• Stored records:
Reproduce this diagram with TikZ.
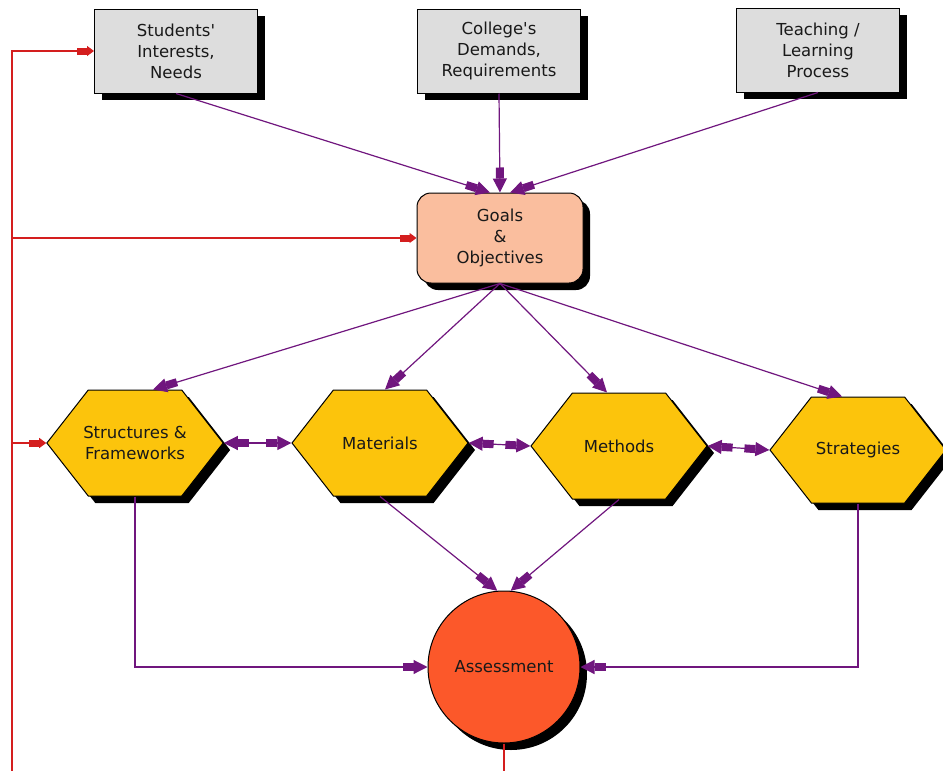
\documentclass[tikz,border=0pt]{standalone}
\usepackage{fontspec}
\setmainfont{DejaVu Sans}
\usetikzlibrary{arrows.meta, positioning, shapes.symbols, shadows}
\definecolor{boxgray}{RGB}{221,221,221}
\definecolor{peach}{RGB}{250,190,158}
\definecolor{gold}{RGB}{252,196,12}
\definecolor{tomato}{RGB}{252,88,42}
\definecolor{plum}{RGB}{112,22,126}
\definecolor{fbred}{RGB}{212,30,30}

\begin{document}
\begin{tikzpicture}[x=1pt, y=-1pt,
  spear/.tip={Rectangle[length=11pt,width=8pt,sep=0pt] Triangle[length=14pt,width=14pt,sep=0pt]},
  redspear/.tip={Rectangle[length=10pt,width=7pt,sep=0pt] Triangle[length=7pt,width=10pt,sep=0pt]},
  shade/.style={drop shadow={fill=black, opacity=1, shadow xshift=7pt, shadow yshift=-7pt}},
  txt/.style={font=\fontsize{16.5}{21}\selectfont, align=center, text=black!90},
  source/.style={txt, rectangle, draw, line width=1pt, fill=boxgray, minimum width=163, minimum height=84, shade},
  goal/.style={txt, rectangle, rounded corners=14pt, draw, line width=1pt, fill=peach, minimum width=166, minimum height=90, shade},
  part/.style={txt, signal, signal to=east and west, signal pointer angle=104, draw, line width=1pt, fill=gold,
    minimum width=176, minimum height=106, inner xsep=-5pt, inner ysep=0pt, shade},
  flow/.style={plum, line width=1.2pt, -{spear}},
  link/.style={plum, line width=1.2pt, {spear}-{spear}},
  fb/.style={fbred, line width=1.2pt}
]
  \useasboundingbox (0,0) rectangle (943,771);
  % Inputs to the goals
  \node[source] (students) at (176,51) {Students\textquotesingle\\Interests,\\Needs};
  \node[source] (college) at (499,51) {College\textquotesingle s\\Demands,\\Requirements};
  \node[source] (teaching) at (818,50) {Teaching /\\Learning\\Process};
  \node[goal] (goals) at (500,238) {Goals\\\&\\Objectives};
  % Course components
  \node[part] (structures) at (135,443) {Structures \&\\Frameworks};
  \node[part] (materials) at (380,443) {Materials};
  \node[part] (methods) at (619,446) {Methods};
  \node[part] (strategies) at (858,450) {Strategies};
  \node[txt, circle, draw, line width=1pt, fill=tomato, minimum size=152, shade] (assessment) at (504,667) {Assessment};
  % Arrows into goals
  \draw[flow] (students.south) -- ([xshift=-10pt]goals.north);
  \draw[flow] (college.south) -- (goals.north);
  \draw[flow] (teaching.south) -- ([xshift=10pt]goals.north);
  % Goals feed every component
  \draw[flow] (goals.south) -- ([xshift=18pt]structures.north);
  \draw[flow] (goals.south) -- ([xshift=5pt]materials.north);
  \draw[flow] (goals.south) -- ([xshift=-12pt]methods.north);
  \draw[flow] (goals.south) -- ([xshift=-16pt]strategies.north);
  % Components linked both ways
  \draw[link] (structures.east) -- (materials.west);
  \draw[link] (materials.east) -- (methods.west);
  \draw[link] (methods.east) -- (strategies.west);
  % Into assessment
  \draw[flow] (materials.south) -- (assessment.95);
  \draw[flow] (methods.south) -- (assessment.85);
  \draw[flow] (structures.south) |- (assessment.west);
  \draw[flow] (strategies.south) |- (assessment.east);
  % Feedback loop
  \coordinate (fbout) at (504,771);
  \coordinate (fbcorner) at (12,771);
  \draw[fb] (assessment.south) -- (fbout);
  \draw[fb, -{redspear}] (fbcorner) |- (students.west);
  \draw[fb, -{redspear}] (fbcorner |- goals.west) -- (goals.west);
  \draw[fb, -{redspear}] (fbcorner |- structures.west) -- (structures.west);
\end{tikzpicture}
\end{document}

==

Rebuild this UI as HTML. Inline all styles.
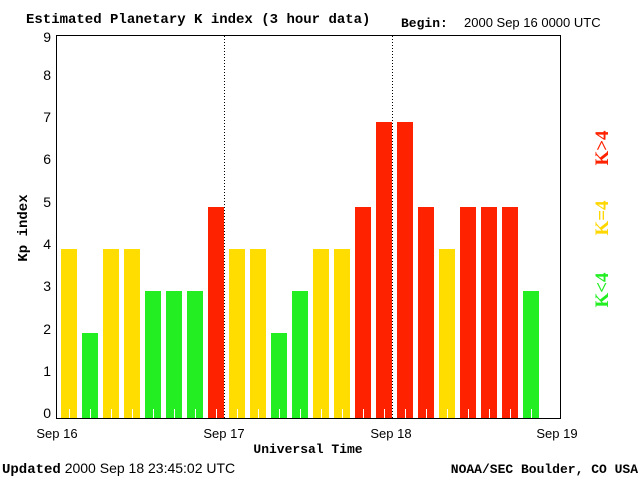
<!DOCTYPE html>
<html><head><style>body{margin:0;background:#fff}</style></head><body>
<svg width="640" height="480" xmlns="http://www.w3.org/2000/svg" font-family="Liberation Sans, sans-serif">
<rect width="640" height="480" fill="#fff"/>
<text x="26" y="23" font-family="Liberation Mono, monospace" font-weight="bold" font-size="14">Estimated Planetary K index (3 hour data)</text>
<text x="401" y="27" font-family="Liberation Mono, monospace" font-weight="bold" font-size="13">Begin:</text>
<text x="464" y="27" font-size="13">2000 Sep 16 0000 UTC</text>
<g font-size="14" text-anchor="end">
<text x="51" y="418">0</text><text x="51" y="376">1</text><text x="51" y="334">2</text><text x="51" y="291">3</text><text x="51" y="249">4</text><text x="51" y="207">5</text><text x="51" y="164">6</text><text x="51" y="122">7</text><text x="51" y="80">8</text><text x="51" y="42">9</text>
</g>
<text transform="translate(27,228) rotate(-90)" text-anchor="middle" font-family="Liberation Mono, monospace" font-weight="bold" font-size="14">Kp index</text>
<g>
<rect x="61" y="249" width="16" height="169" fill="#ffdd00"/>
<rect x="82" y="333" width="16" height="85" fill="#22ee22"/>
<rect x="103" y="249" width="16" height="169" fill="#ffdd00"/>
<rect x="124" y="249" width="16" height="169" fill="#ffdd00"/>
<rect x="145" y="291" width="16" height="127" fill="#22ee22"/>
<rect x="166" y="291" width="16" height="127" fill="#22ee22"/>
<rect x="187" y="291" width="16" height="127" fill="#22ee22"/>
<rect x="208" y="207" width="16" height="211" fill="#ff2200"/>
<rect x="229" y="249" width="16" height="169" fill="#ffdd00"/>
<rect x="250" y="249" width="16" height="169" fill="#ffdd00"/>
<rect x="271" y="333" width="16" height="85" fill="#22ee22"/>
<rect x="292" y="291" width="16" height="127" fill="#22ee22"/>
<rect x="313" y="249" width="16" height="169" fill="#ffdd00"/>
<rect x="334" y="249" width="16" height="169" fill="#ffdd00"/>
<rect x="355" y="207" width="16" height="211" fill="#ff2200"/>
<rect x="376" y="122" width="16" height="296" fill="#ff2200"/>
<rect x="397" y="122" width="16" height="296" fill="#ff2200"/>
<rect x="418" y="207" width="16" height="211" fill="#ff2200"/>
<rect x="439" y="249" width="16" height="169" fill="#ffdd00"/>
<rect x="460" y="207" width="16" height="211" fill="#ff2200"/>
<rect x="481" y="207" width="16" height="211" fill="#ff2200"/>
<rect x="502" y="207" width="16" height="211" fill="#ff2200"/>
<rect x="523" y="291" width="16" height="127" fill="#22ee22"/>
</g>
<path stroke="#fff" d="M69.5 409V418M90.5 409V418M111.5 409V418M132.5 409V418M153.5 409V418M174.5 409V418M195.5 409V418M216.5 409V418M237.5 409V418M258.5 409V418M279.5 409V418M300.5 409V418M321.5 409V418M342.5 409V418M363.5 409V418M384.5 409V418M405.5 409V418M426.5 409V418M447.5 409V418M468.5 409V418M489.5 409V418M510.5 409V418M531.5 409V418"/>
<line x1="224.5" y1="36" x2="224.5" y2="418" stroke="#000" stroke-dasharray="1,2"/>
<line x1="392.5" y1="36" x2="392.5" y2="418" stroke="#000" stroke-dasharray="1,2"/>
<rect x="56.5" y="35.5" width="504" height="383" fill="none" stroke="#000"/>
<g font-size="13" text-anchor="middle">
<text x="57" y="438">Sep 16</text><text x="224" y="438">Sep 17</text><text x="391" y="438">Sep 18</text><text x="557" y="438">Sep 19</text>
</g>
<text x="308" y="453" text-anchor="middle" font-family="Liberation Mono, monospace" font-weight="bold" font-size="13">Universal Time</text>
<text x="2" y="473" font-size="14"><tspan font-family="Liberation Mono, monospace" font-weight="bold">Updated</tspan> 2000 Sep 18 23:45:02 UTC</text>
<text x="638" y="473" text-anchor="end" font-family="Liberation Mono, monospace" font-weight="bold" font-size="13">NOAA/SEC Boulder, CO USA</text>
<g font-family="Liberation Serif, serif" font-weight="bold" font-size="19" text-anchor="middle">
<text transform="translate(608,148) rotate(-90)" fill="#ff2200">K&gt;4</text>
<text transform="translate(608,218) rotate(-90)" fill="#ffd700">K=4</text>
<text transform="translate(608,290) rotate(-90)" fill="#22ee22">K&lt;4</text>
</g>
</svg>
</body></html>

• The task:
Using the material above, copy every line in which the string "this" occurs.

• Exercise response:
Reproduce this diagram with TikZ.
Rebuild this UI as HTML. Inline all styles.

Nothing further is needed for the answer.